ALBANY -- Gov. Andrew M. Cuomo's proposed 2014-15 budget calls for nearly $50 million in initiatives aimed at better preparing New York for extreme weather, including a string of devastating storms capped by superstorm Sandy.
Cuomo is proposing a $15 million "state-of-the-art weather detection system" to replace the current 27-station statewide system with more than 100 stations.
The 2014-15 budget proposal now being analyzed by the legislature includes a new $15 million college for the State University of New York. The proposed College of Emergency Preparedness, Homeland Security and Cybersecurity would be the nation's first of its kind.
"This new college, a soft definition of 'college,' is really across SUNY and is going to be a major program," said SUNY Chancellor Nancy Zimpher at Thursday's legislative budget hearing. She said the college will make use of professors and resources at SUNY campuses in Albany, Binghamton and Oswego.
Each proposal is expected to cost millions more if it's implemented fully, legislators were told.
At that hearing, Assemb. Robert Oaks (R-Macedon) noted that SUNY at Oswego, on the shore of Lake Ontario, recently received a $320,000 grant from the National Science Foundation to study lake-effect snowstorms.
Lake-effect storms that hit much of upstate often drop feet of snow in a day or two and sometimes churn for several days.

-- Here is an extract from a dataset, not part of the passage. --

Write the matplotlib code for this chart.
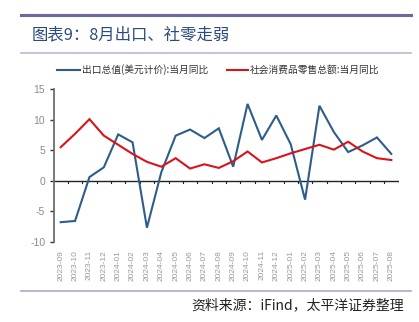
import matplotlib
matplotlib.use("Agg")
import matplotlib.pyplot as plt
from matplotlib.lines import Line2D

plt.rcParams['font.family'] = ['Noto Sans CJK SC', 'DejaVu Sans']

months = ["2023-09", "2023-10", "2023-11", "2023-12", "2024-01", "2024-02",
          "2024-03", "2024-04", "2024-05", "2024-06", "2024-07", "2024-08",
          "2024-09", "2024-10", "2024-11", "2024-12", "2025-01", "2025-02",
          "2025-03", "2025-04", "2025-05", "2025-06", "2025-07", "2025-08"]
exports_yoy = [-6.8, -6.6, 0.6, 2.2, 7.6, 6.3, -7.7, 1.4, 7.4, 8.4, 7.0, 8.6,
               2.3, 12.6, 6.7, 10.7, 6.0, -3.1, 12.3, 8.0, 4.7, 5.8, 7.1, 4.4]
retail_yoy = [5.5, 7.7, 10.1, 7.4, 5.9, 4.4, 3.1, 2.3, 3.7, 2.0, 2.7, 2.1,
              3.2, 4.8, 3.0, 3.7, 4.5, 5.2, 5.9, 5.1, 6.4, 4.8, 3.7, 3.4]
yticks = [-10, -5, 0, 5, 10, 15]

title = "图表9：8月出口、社零走弱"
legend_labels = ["出口总值(美元计价):当月同比", "社会消费品零售总额:当月同比"]
source = "资料来源：iFind，太平洋证券整理"

BLUE = "#2E5D8C"
RED = "#D7141A"

W, H = 419, 322
fig = plt.figure(figsize=(W / 100, H / 100), dpi=100)

ax = fig.add_axes([53.5 / W, 1 - 241.7 / H, (398.5 - 53.5) / W, (241.7 - 89.3) / H])
x = list(range(len(months)))
ax.plot(x, exports_yoy, color=BLUE, lw=1.5, solid_joinstyle='miter')
ax.plot(x, retail_yoy, color=RED, lw=1.5, solid_joinstyle='miter')

ax.set_xlim(-0.5, len(months) - 0.5)
ax.set_ylim(-10, 15)
ax.set_yticks(yticks)
ax.set_yticklabels([str(v) for v in yticks], fontsize=7.5, color="#8a8a8a",
                   family=['Liberation Sans', 'DejaVu Sans'])
ax.tick_params(axis='y', direction='out', length=3, width=1, color="#333333", pad=3)

for s in ['top', 'right', 'bottom']:
    ax.spines[s].set_visible(False)
ax.spines['left'].set_color("#6e6e6e")
ax.spines['left'].set_linewidth(1.3)

# zero line with ticks between categories
ax.axhline(0, color="#222222", lw=1.0, zorder=1)
for i in range(len(months)):
    ax.plot([i + 0.5, i + 0.5], [0, -0.45], color="#222222", lw=0.8, zorder=1)

ax.set_xticks(x)
ax.set_xticklabels(months, rotation=90, fontsize=6, color="#999999",
                   family=['Liberation Sans', 'DejaVu Sans'])
ax.tick_params(axis='x', length=0, pad=6)

# header lines and title
fig.add_artist(Line2D([21 / W, 411 / W], [1 - 15 / H, 1 - 15 / H], color="#6A6A9C", lw=2.2))
fig.add_artist(Line2D([21 / W, 411 / W], [1 - 52.5 / H, 1 - 52.5 / H], color="#B9B9D6", lw=1.2))
fig.add_artist(Line2D([21 / W, 411 / W], [1 - 291 / H, 1 - 291 / H], color="#A9A9C8", lw=1.2))
fig.text(32 / W, 1 - 35 / H, title, fontsize=11.8, color="#2B4A7E", va='center', ha='left')

# legend
ly = 1 - 70 / H
fig.add_artist(Line2D([57 / W, 80 / W], [ly, ly], color=BLUE, lw=1.5))
fig.text(82 / W, ly, legend_labels[0], fontsize=7, color="#333333", va='center', ha='left')
fig.add_artist(Line2D([227 / W, 248 / W], [ly, ly], color=RED, lw=1.5))
fig.text(250 / W, ly, legend_labels[1], fontsize=7, color="#333333", va='center', ha='left')

fig.text(404 / W, 1 - 305 / H, source, fontsize=10, color="#222222", va='center',
         ha='right', style='italic')

fig.savefig("out.png", dpi=100)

Cuomo's budget now being aired for the first time also includes a $17 million plan to strengthen coasts, bridges and other infrastructure, water systems and communities against major storms.
The budget calls for $100,000 more for further training of first responders in communities.
The new spending shows a significant priority in a budget that is proposed to hold the spending increase to 2 percent.
"Extreme weather in many ways changes everything," Cuomo said in last month's State of the State address. "Early detection will literally save lives and we haven't been getting the correct information early enough."
Cuomo said data collected under his proposed expanded weather stations would be used by New York universities. Researchers could reveal trends and create better models for predicting powerful storms, such as the snowstorms that have battered Long Island this winter.
Cuomo notes the devastating storms Irene and Lee, which hit from the Adirondacks to the Catskills, and Sandy, which slammed New York City and Long Island, each were thought to happen only once a century.
The governor said the new statewide weather detection is needed because New York is "uniquely vulnerable" to extreme weather. The system would give immediate data needed to prepare for storms, and New York would be just the sixth state to adopt such a broad system, Cuomo said.
The system would better predict the severity and path of winter storms, he said.
"After what we went through, we literally have to re-imagine New York, because all the rules, all the theories, are out the window," Cuomo said.